WHAT IS REQUIRED
What is the number of lines holding the word "code"? Give that number alone.

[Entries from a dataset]
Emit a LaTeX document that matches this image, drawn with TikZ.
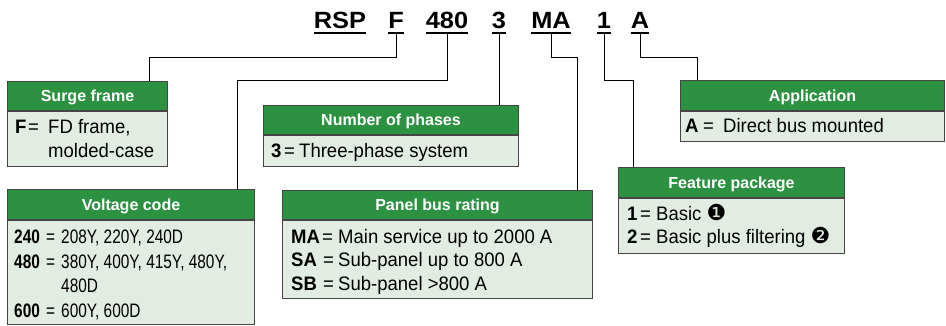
\documentclass[tikz,border=0pt]{standalone}
\usepackage{fontspec}
\setmainfont{Liberation Sans}
\newfontfamily\bodyfont{Liberation Sans}[FakeStretch=0.95]
\newfontfamily\hdrfont{Liberation Sans}
\newfontfamily\numfont{Liberation Sans}[FakeStretch=0.79]
\newfontfamily\titlefont{Liberation Sans}[FakeStretch=1.08]
\newfontfamily\dingfont{DejaVu Sans}
\definecolor{hdrgreen}{RGB}{44,146,66}
\definecolor{bodyfill}{RGB}{227,236,226}
\definecolor{bordergray}{RGB}{70,70,70}
\newcommand{\dg}[1]{{\dingfont\fontsize{22}{22}\selectfont #1}}
\tikzset{
  hdr/.style={draw=bordergray, line width=1pt, fill=hdrgreen, text=white,
    font=\hdrfont\fontsize{16}{18}\selectfont\bfseries, inner sep=0pt,
    anchor=north west, text height=11.5pt, text depth=0pt},
  bodyrect/.style={draw=bordergray, line width=1pt, fill=bodyfill, inner sep=0pt, anchor=north west},
  btxt/.style={anchor=base west, inner sep=0pt, font=\bodyfont\fontsize{19.5}{22}\selectfont},
  ntxt/.style={anchor=base west, inner sep=0pt, font=\numfont\fontsize{19.5}{22}\selectfont},
  ttl/.style={anchor=base, inner sep=0pt, font=\titlefont\fontsize{23.5}{26}\selectfont\bfseries},
  conn/.style={draw=black, line width=0.9pt},
  uline/.style={draw=black, line width=2.2pt}
}
\begin{document}
\begin{tikzpicture}[x=1pt,y=-1pt]
\useasboundingbox (0,0) rectangle (946,325);

% title
\node[ttl] (tRSP) at (340,28) {RSP};
\node[ttl] (tF) at (396,28) {F};
\node[ttl] (t480) at (447,28) {480};
\node[ttl] (t3) at (499,28) {3};
\node[ttl] (tMA) at (551,28) {MA};
\node[ttl] (t1) at (604,28) {1};
\node[ttl] (tA) at (640,28) {A};
\foreach \n in {tRSP,tF,t480,t3,tMA,t1,tA}{
  \draw[uline] ([yshift=-5pt]\n.base west) -- ([yshift=-5pt]\n.base east);
  \coordinate (u\n) at ([yshift=-5pt]\n.base);
}

% Surge frame
\node[hdr, minimum width=160pt, minimum height=29pt] (sfh) at (7,81) {Surge frame};
\node[bodyrect, minimum width=160pt, minimum height=55pt] (sfb) at (sfh.south west) {};
\node[btxt] (sf1) at (15,133) {\makebox[13pt][l]{\textbf{F}}\makebox[20pt][l]{=}FD frame,};
\node[btxt] (sf2) at (48,157) {molded-case};

% Voltage code
\node[hdr, minimum width=247pt, minimum height=30pt] (vch) at (7,189) {Voltage code};
\node[bodyrect, minimum width=247pt, minimum height=104pt] (vcb) at (vch.south west) {};
\node[ntxt] (vc1) at (14,243) {\makebox[32pt][l]{\textbf{240}}\makebox[15pt][l]{=}208Y, 220Y, 240D};
\node[ntxt] (vc2) at (14,268) {\makebox[32pt][l]{\textbf{480}}\makebox[15pt][l]{=}380Y, 400Y, 415Y, 480Y,};
\node[ntxt] (vc3) at (61,292) {480D};
\node[ntxt] (vc4) at (14,317) {\makebox[32pt][l]{\textbf{600}}\makebox[15pt][l]{=}600Y, 600D};

% Number of phases
\node[hdr, minimum width=255pt, minimum height=29pt] (nph) at (263,105) {Number of phases};
\node[bodyrect, minimum width=255pt, minimum height=31pt] (npb) at (nph.south west) {};
\node[btxt] (np1) at (271,157) {\makebox[13pt][l]{\textbf{3}}\makebox[15pt][l]{=}Three-phase system};

% Panel bus rating
\node[hdr, minimum width=310pt, minimum height=29pt] (pbh) at (282,190) {Panel bus rating};
\node[bodyrect, minimum width=310pt, minimum height=78pt] (pbb) at (pbh.south west) {};
\node[btxt] (pb1) at (291,243) {\makebox[31pt][l]{\textbf{MA}}\makebox[16pt][l]{=}Main service up to 2000 A};
\node[btxt] (pb2) at (291,266) {\makebox[32pt][l]{\textbf{SA}}\makebox[15pt][l]{=}Sub-panel up to 800 A};
\node[btxt] (pb3) at (291,290) {\makebox[32pt][l]{\textbf{SB}}\makebox[15pt][l]{=}Sub-panel >800 A};

% Feature package
\node[hdr, minimum width=226pt, minimum height=30pt] (fph) at (618,167) {Feature package};
\node[bodyrect, minimum width=226pt, minimum height=55pt] (fpb) at (fph.south west) {};
\node[btxt] (fp1) at (627,220) {\makebox[13pt][l]{\textbf{1}}\makebox[16pt][l]{=}Basic \dg{❶}};
\node[btxt] (fp2) at (627,243) {\makebox[13pt][l]{\textbf{2}}\makebox[16pt][l]{=}Basic plus filtering \dg{❷}};

% Application
\node[hdr, minimum width=264pt, minimum height=30pt] (aph) at (680,80) {Application};
\node[bodyrect, minimum width=264pt, minimum height=30pt] (apb) at (aph.south west) {};
\node[btxt] (ap1) at (685,132) {\makebox[18pt][l]{\textbf{A}}\makebox[20pt][l]{=}Direct bus mounted};

% connectors
\coordinate (bF) at (149,57);
\coordinate (b480) at (237,80);
\coordinate (bMA) at (577,57);
\coordinate (b1) at (633,80);
\coordinate (bA) at (697,57);
\draw[conn] (utF) |- (bF) -- (bF |- sfh.north);
\draw[conn] (ut480) |- (b480) -- (b480 |- vch.north);
\draw[conn] (ut3) -- (ut3 |- nph.north);
\draw[conn] (utMA) |- (bMA) -- (bMA |- pbh.north);
\draw[conn] (ut1) |- (b1) -- (b1 |- fph.north);
\draw[conn] (utA) |- (bA) -- (bA |- aph.north);
\end{tikzpicture}
\end{document}
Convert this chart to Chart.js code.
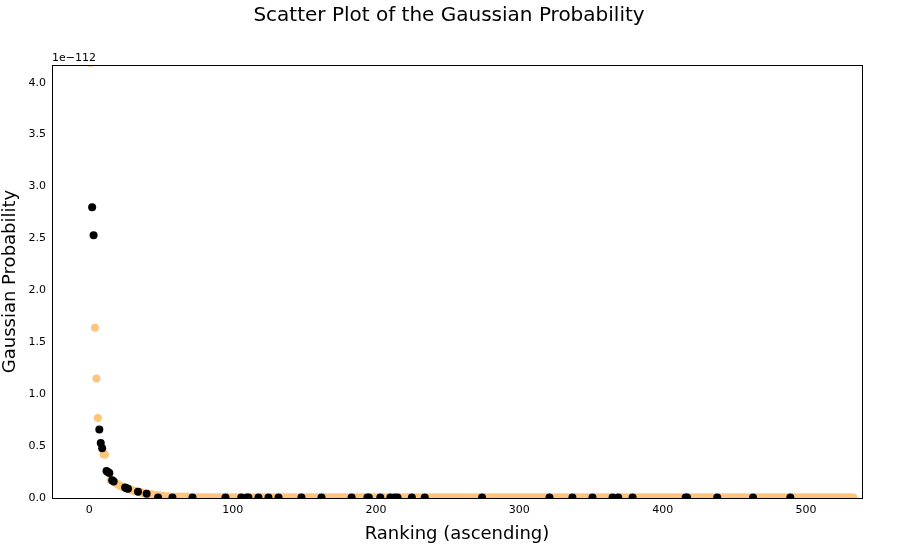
<!DOCTYPE html>
<html>
<head>
<meta charset="utf-8">
<script src="https://cdn.jsdelivr.net/npm/chart.js@4.4.0/dist/chart.umd.min.js"></script>
<style>
html, body { margin: 0; padding: 0; background: #fff; }
#wrap { width: 899px; height: 545px; }
</style>
</head>
<body>
<div id="wrap"><canvas id="myChart" width="899" height="545"></canvas></div>
<script>
// values in units of 1e-112
// head of the ranking (rank -> value)
const blackRanks = [2, 3, 7, 8, 9, 12, 13, 14, 16, 17, 25, 26, 27, 34, 40];
const blackValues = [2.80, 2.53, 0.66, 0.53, 0.48, 0.26, 0.25, 0.24, 0.17, 0.16, 0.10, 0.095, 0.09, 0.06, 0.04];
const orangeRanks = [1, 4, 5, 6, 10, 11, 15, 18, 19, 20, 21, 22, 23, 24, 28, 29, 30, 31, 32, 33, 35, 36, 37, 38, 39, 41, 42, 43, 44, 45, 46, 47, 49, 50, 52, 55];
const orangeValues = [4.19, 1.64, 1.15, 0.77, 0.42, 0.42, 0.17, 0.15, 0.14, 0.13, 0.12, 0.115, 0.11, 0.10, 0.085, 0.08, 0.075, 0.07, 0.068, 0.065, 0.058, 0.055, 0.05, 0.048, 0.045, 0.04, 0.038, 0.035, 0.033, 0.03, 0.028, 0.026, 0.024, 0.022, 0.02, 0.018];
// tail: black ranks lying on the floor (value ~0)
const blackTailRanks = [48, 58, 72, 95, 106, 110, 111, 118, 125, 132, 148, 162, 183, 194, 195, 203, 210, 213, 215, 225, 234, 274,
    321, 337, 351, 365, 369, 379, 416, 417, 438, 463, 489];
const lastRank = 533;
const xTicks = [0, 100, 200, 300, 400, 500];
const yTicks = [0, 0.5, 1.0, 1.5, 2.0, 2.5, 3.0, 3.5, 4.0];

const blackPts = blackRanks.map((r, i) => ({ x: r, y: blackValues[i] }))
    .concat(blackTailRanks.map(r => ({ x: r, y: 0.004 })));
const orangePts = orangeRanks.map((r, i) => ({ x: r, y: orangeValues[i] }));
const used = new Set(blackRanks.concat(orangeRanks, blackTailRanks));
for (let r = 56; r <= lastRank; r++) {
    if (!used.has(r)) orangePts.push({ x: r, y: r < 70 ? 0.012 : 0.004 });
}

const decorations = {
    id: 'decorations',
    afterDraw(chart) {
        const ctx = chart.ctx;
        ctx.save();
        ctx.fillStyle = '#000';
        ctx.font = '20px "DejaVu Sans"';
        ctx.textAlign = 'center';
        ctx.textBaseline = 'middle';
        ctx.fillText('Scatter Plot of the Gaussian Probability', 449, 16);
        ctx.font = '11px "DejaVu Sans"';
        ctx.textAlign = 'left';
        ctx.textBaseline = 'bottom';
        ctx.fillText('1e\u2212112', chart.chartArea.left, chart.chartArea.top - 1);
        // frame
        ctx.strokeStyle = '#000';
        ctx.lineWidth = 1;
        const a = chart.chartArea;
        ctx.strokeRect(a.left + 0.5, a.top + 0.5, a.right - a.left, a.bottom - a.top);
        ctx.restore();
    }
};

const tickFont = { family: 'DejaVu Sans', size: 11 };
new Chart(document.getElementById('myChart').getContext('2d'), {
    type: 'scatter',
    data: {
        datasets: [
            { label: 'black', data: blackPts, backgroundColor: '#000', borderWidth: 0, pointRadius: 4 },
            { label: 'orange', data: orangePts, backgroundColor: '#ffc47c', borderWidth: 0, pointRadius: 4 }
        ]
    },
    options: {
        responsive: false,
        animation: false,
        layout: { padding: { left: 0, right: 37, top: 65, bottom: 0 } },
        plugins: { legend: { display: false }, tooltip: { enabled: false } },
        scales: {
            x: {
                type: 'linear', min: -26, max: 539,
                afterBuildTicks: s => { s.ticks = xTicks.map(v => ({ value: v })); },
                afterFit: s => { s.height = 47; },
                grid: { display: false, drawTicks: true, tickLength: 4, color: '#000' },
                border: { color: '#000' },
                ticks: { color: '#000', font: tickFont, padding: 2, maxRotation: 0 },
                title: { display: true, text: 'Ranking (ascending)', color: '#000', font: { family: 'DejaVu Sans', size: 18 }, padding: { top: 0, bottom: 0 } }
            },
            y: {
                type: 'linear', min: 0, max: 4.17,
                afterBuildTicks: s => { s.ticks = yTicks.map(v => ({ value: v })); },
                afterFit: s => { s.width = 52; },
                grid: { display: false, drawTicks: true, tickLength: 4, color: '#000' },
                border: { color: '#000' },
                ticks: { color: '#000', font: tickFont, padding: 2, callback: v => v.toFixed(1) },
                title: { display: true, text: 'Gaussian Probability', color: '#000', font: { family: 'DejaVu Sans', size: 18 }, padding: { top: 0, bottom: 2 } }
            }
        }
    },
    plugins: [decorations]
});
</script>
</body>
</html>
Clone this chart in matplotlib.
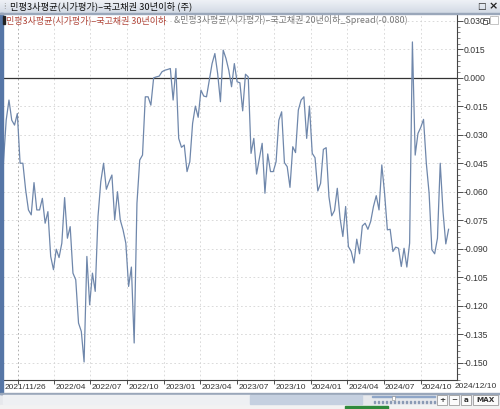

RESPONSE TO THE TASK
3